Red Seas Under Red Skies
Bantam / Spectra: 2007
The Lies of Locke Lamora was quite possibly the most exciting novel of 2006. Scott Lynch introduced us to The Gentleman Batards, a small gang of thieves from the city of Camorr with big aspirations to crime. Led by Locke Lamora The Gentleman Bastards attempted daring and complex crime on the highest levels of society for exorbitant sums of money. The Lies of Locke Lamora was fast paced, clever, and exciting. It was a fantastic debut from Lynch, but it set a very high bar for Lynch to meet with his second novel Red Seas Under Red Skies.
Lynch opens Red Seas with an impossible prologue. Impossible because it should not have happened. Impossible because it was inconceivable, except that Scott Lynch conceived of it. Sharing it feels like a spoiler, but because it is the first thing we read, it can't be. Jean Tannen betrays Locke Lamora. Sells him out. And THIS is what we get when we begin Red Seas Under Red Skies. An Impossible Prologue.
After the prologue, when the novel begins, we have no idea when exactly the betrayal happened. It lingers over the entire novel and we wonder when it will occur, and how, and damn it all, why?!
Lynch once again tells two stories: The "present day" and "reminiscence" chapters which brings the reader up to speed as to what happened in the two years after Lies and before Red Seas. Unlike what Lynch did in Lies, he only alternates for the first half of the book leaving the second half for straight storytelling.
Once again Locke and Jean, the surviving Gentleman Bastards from Lies, are working towards an impossibly big score. They seek to rob the Sinspire, an impenetrable gambling house. Cheating at the Sinspire means death. Robbing the Sinspire, well, that just might be worse than death. If this was the only problem Locke and Jean faced we might still have a good novel. But Scott Lynch mixes in pirates, the Bondsmagi, poison, betrayal, battles, fights, deception, and the leadership of Tal Verrar playing Locke and Jean in a game they cannot possibly hope to win.
In short, Scott Lynch packs as much into Red Seas Under Red Skies as he possibly can and still tell a coherent story.
Amazingly enough Red Seas does not get weighed down under a pile of staggering detail. It should, and the occasional digressions Lynch takes to just plop down several paragraphs of description and location should bring Red Seas to screeching halt, and yet it does not. Even with everything Scott Lynch packs into this novel he still tells a rollicking story that moves at a blistering pace while not skimping on description and character or plot. Red Seas has it all.

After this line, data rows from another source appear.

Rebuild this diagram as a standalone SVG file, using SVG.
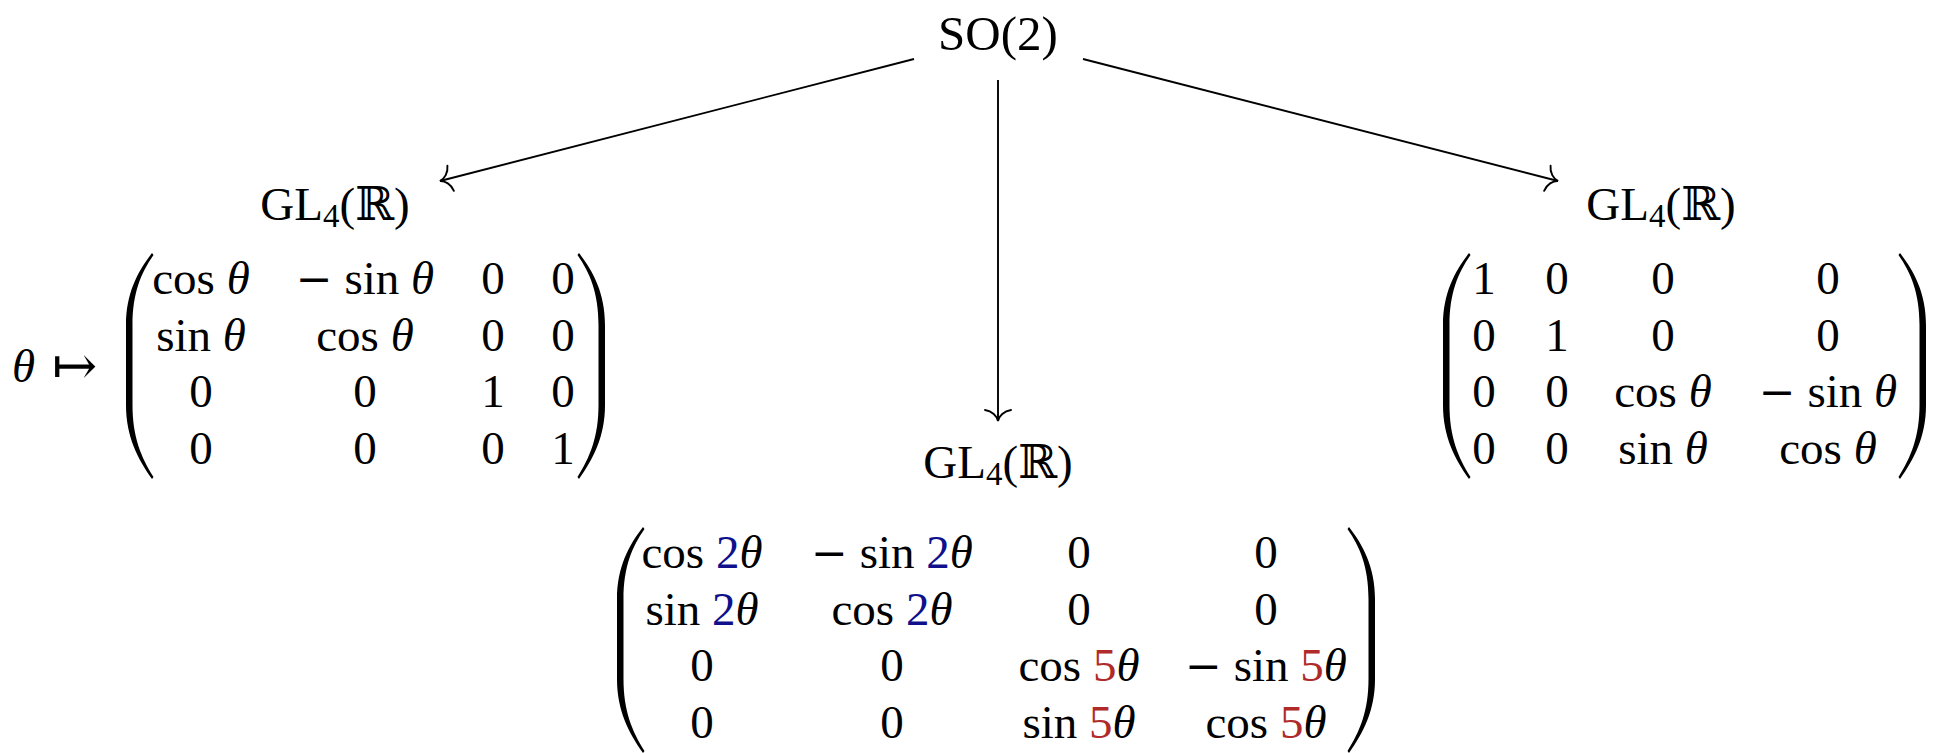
<svg xmlns="http://www.w3.org/2000/svg" width="1942" height="753" viewBox="0 0 1942 753">
<style>
.t{font-family:"Liberation Serif","DejaVu Serif",serif;font-size:47px;fill:#000;text-anchor:middle}
.s{text-anchor:start}
.it{font-style:italic}
.sub{font-size:33px}
.m{font-family:"DejaVu Serif",serif;font-size:44px}
.b{fill:#10108c}
.r{fill:#b02a2a}
.c line{stroke:#000;stroke-width:1.9;fill:none;marker-end:url(#to)}
.par{fill:#000}
</style>
<defs>
<marker id="to" markerUnits="userSpaceOnUse" markerWidth="40" markerHeight="40" refX="0" refY="0" orient="auto" overflow="visible" viewBox="-20 -20 40 40">
<path d="M-11,-13 C-10,-6 -5,-1 0,0 C-5,1 -10,6 -11,13" fill="none" stroke="#000" stroke-width="1.9" stroke-linecap="round"/>
</marker>
<path id="lp" d="M26,0 C12,18 0,40 0,72 L0,152 C0,184 12,206 26,226 L27.5,224 C15,204 6.5,184 6.5,152 L6.5,72 C6.5,40 15,20 27.5,2 Z"/>
</defs>
<rect width="1942" height="753" fill="#fff"/>

<g class="c" id="connectors">
<line x1="914" y1="59" x2="440" y2="181"/>
<line x1="998" y1="80" x2="998" y2="421"/>
<line x1="1083" y1="59" x2="1558" y2="181"/>
</g>

<g id="node-so2">
<text class="t" x="998" y="50" style="font-size:49px">SO(2)</text>
</g>

<g id="node-gl-left">
<text class="t" x="335" y="220">GL<tspan class="sub" dy="7">4</tspan><tspan dy="-7">(ℝ)</tspan></text>
<text class="t s it" x="12" y="382">θ</text>
<text class="t s" x="52" y="384" style="font-family:'DejaVu Serif',serif;font-size:54px">↦</text>
<use href="#lp" class="par" transform="translate(126,253)"/>
<use href="#lp" class="par" transform="translate(605,253) scale(-1,1)"/>
<text class="t" x="201" y="294">cos <tspan class="it">θ</tspan></text>
<text class="t" x="365" y="294"><tspan class="m">−</tspan> sin <tspan class="it">θ</tspan></text>
<text class="t" x="493" y="294">0</text>
<text class="t" x="563" y="294">0</text>
<text class="t" x="201" y="351">sin <tspan class="it">θ</tspan></text>
<text class="t" x="365" y="351">cos <tspan class="it">θ</tspan></text>
<text class="t" x="493" y="351">0</text>
<text class="t" x="563" y="351">0</text>
<text class="t" x="201" y="407">0</text>
<text class="t" x="365" y="407">0</text>
<text class="t" x="493" y="407">1</text>
<text class="t" x="563" y="407">0</text>
<text class="t" x="201" y="464">0</text>
<text class="t" x="365" y="464">0</text>
<text class="t" x="493" y="464">0</text>
<text class="t" x="563" y="464">1</text>
</g>

<g id="node-gl-center">
<text class="t" x="998" y="478">GL<tspan class="sub" dy="7">4</tspan><tspan dy="-7">(ℝ)</tspan></text>
<use href="#lp" class="par" transform="translate(617,527)"/>
<use href="#lp" class="par" transform="translate(1375,527) scale(-1,1)"/>
<text class="t" x="702" y="568">cos <tspan class="b">2</tspan><tspan class="it">θ</tspan></text>
<text class="t" x="892" y="568"><tspan class="m">−</tspan> sin <tspan class="b">2</tspan><tspan class="it">θ</tspan></text>
<text class="t" x="1079" y="568">0</text>
<text class="t" x="1266" y="568">0</text>
<text class="t" x="702" y="625">sin <tspan class="b">2</tspan><tspan class="it">θ</tspan></text>
<text class="t" x="892" y="625">cos <tspan class="b">2</tspan><tspan class="it">θ</tspan></text>
<text class="t" x="1079" y="625">0</text>
<text class="t" x="1266" y="625">0</text>
<text class="t" x="702" y="681">0</text>
<text class="t" x="892" y="681">0</text>
<text class="t" x="1079" y="681">cos <tspan class="r">5</tspan><tspan class="it">θ</tspan></text>
<text class="t" x="1266" y="681"><tspan class="m">−</tspan> sin <tspan class="r">5</tspan><tspan class="it">θ</tspan></text>
<text class="t" x="702" y="738">0</text>
<text class="t" x="892" y="738">0</text>
<text class="t" x="1079" y="738">sin <tspan class="r">5</tspan><tspan class="it">θ</tspan></text>
<text class="t" x="1266" y="738">cos <tspan class="r">5</tspan><tspan class="it">θ</tspan></text>
</g>

<g id="node-gl-right">
<text class="t" x="1661" y="220">GL<tspan class="sub" dy="7">4</tspan><tspan dy="-7">(ℝ)</tspan></text>
<use href="#lp" class="par" transform="translate(1443,253)"/>
<use href="#lp" class="par" transform="translate(1926,253) scale(-1,1)"/>
<text class="t" x="1484" y="294">1</text>
<text class="t" x="1557" y="294">0</text>
<text class="t" x="1663" y="294">0</text>
<text class="t" x="1828" y="294">0</text>
<text class="t" x="1484" y="351">0</text>
<text class="t" x="1557" y="351">1</text>
<text class="t" x="1663" y="351">0</text>
<text class="t" x="1828" y="351">0</text>
<text class="t" x="1484" y="407">0</text>
<text class="t" x="1557" y="407">0</text>
<text class="t" x="1663" y="407">cos <tspan class="it">θ</tspan></text>
<text class="t" x="1828" y="407"><tspan class="m">−</tspan> sin <tspan class="it">θ</tspan></text>
<text class="t" x="1484" y="464">0</text>
<text class="t" x="1557" y="464">0</text>
<text class="t" x="1663" y="464">sin <tspan class="it">θ</tspan></text>
<text class="t" x="1828" y="464">cos <tspan class="it">θ</tspan></text>
</g>
</svg>
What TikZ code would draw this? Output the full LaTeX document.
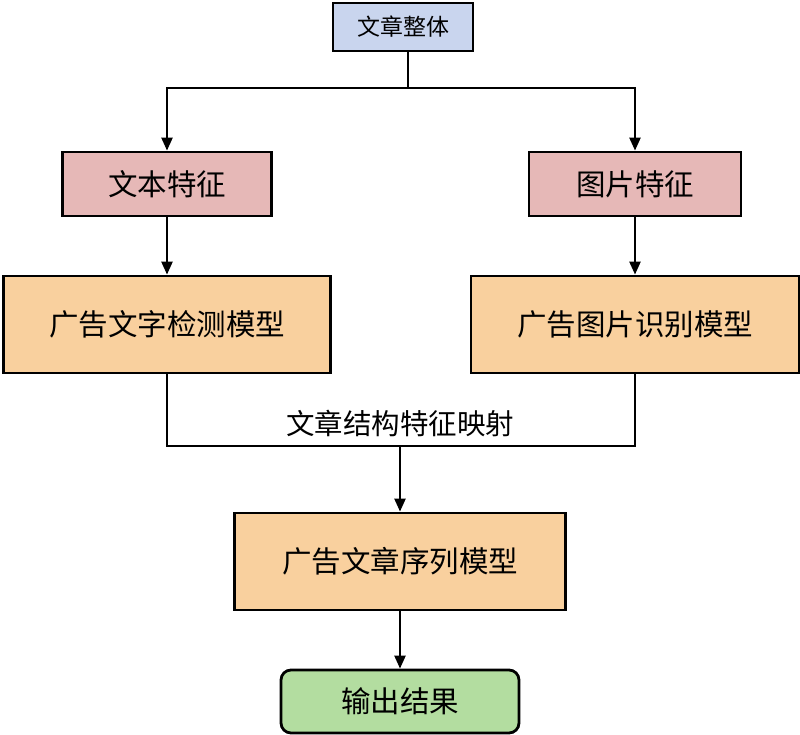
\documentclass[tikz,border=0pt]{standalone}
\usepackage{fontspec}
\newfontfamily\cjk{Noto Sans CJK SC}
\usetikzlibrary{arrows.meta}
\definecolor{topblue}{HTML}{C9D5EE}
\definecolor{featpink}{HTML}{E6B8B7}
\definecolor{modelorange}{HTML}{F9D09E}
\definecolor{outgreen}{HTML}{B3DDA0}
\begin{document}
\begin{tikzpicture}[x=1pt,y=-1pt,
  box/.style={draw=black,line width=2.8pt,inner sep=0pt,font=\cjk\fontsize{29.5}{32}\selectfont},
  conn/.style={line width=2.4pt,draw=black},
  arr/.style={conn,-{Triangle[length=13pt,width=11pt]}}]
\useasboundingbox (0,0) rectangle (800,735);
\node[box,fill=topblue,minimum width=140pt,minimum height=48pt,font=\cjk\fontsize{23}{26}\selectfont] (top) at (403,27) {文章整体};
\node[box,fill=featpink,minimum width=209pt,minimum height=64pt] (tf) at (167,184) {文本特征};
\node[box,fill=featpink,minimum width=212pt,minimum height=64pt] (imf) at (635,184) {图片特征};
\node[box,fill=modelorange,minimum width=327pt,minimum height=97pt] (tm) at (167,324.5) {广告文字检测模型};
\node[box,fill=modelorange,minimum width=328pt,minimum height=97pt] (im) at (635,324.5) {广告图片识别模型};
\node[box,fill=modelorange,minimum width=331pt,minimum height=97pt] (sm) at (400,561.5) {广告文章序列模型};
\node[box,fill=outgreen,rounded corners=10pt,minimum width=238pt,minimum height=63pt] (out) at (400,701.5) {输出结果};
\coordinate (split) at (408,88);
\coordinate (join) at (400,446);
\draw[conn] (top.south -| split) -- (split);
\draw[arr] (split) -| (tf.north);
\draw[arr] (split) -| (imf.north);
\draw[arr] (tf) -- (tm);
\draw[arr] (imf) -- (im);
\draw[conn] (tm.south) |- (join);
\draw[conn] (im.south) |- (join);
\draw[arr] (join) -- (sm.north);
\draw[arr] (sm) -- (out);
\node[font=\cjk\fontsize{28.5}{31}\selectfont,inner sep=0pt] (lbl) at (400,424) {文章结构特征映射};
\end{tikzpicture}
\end{document}
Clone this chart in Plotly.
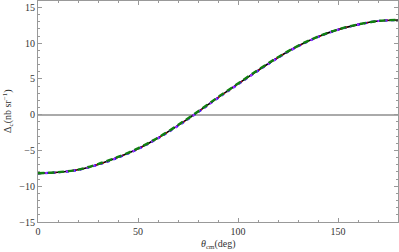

I had seen criticism that Red Seas could not possibly live up to the hype and excellence of The Lies of Locke Lamora. It is often difficult for a second novel to truly live up to the promise of the first because the first novel had that sense of discovery, but we know the characters and the setting in Book 2. The criticism I have seen mentions that Red Seas was something of a let down from Lies, but still better than most of what has been published this year.
I'll disagree. In no way is Red Seas Under Red Skies a let down from The Lies of Locke Lamora. Scott Lynch is just getting better here, he has improved on Lies, found a way to use the same structure in the first book but make it feel fresh and not be a slave that that same structure. He is possibly far to clever for his own good, but that's what makes The Gentleman Bastards so damn exciting. Reading this novel is pure pleasure. Somehow Red Seas is MORE exciting than the first book, and the new situations Locke finds himself getting into while trying to scheme his way through impossible situations...well, that's just what makes this so much fun.
Highly recommended, but read the first book first.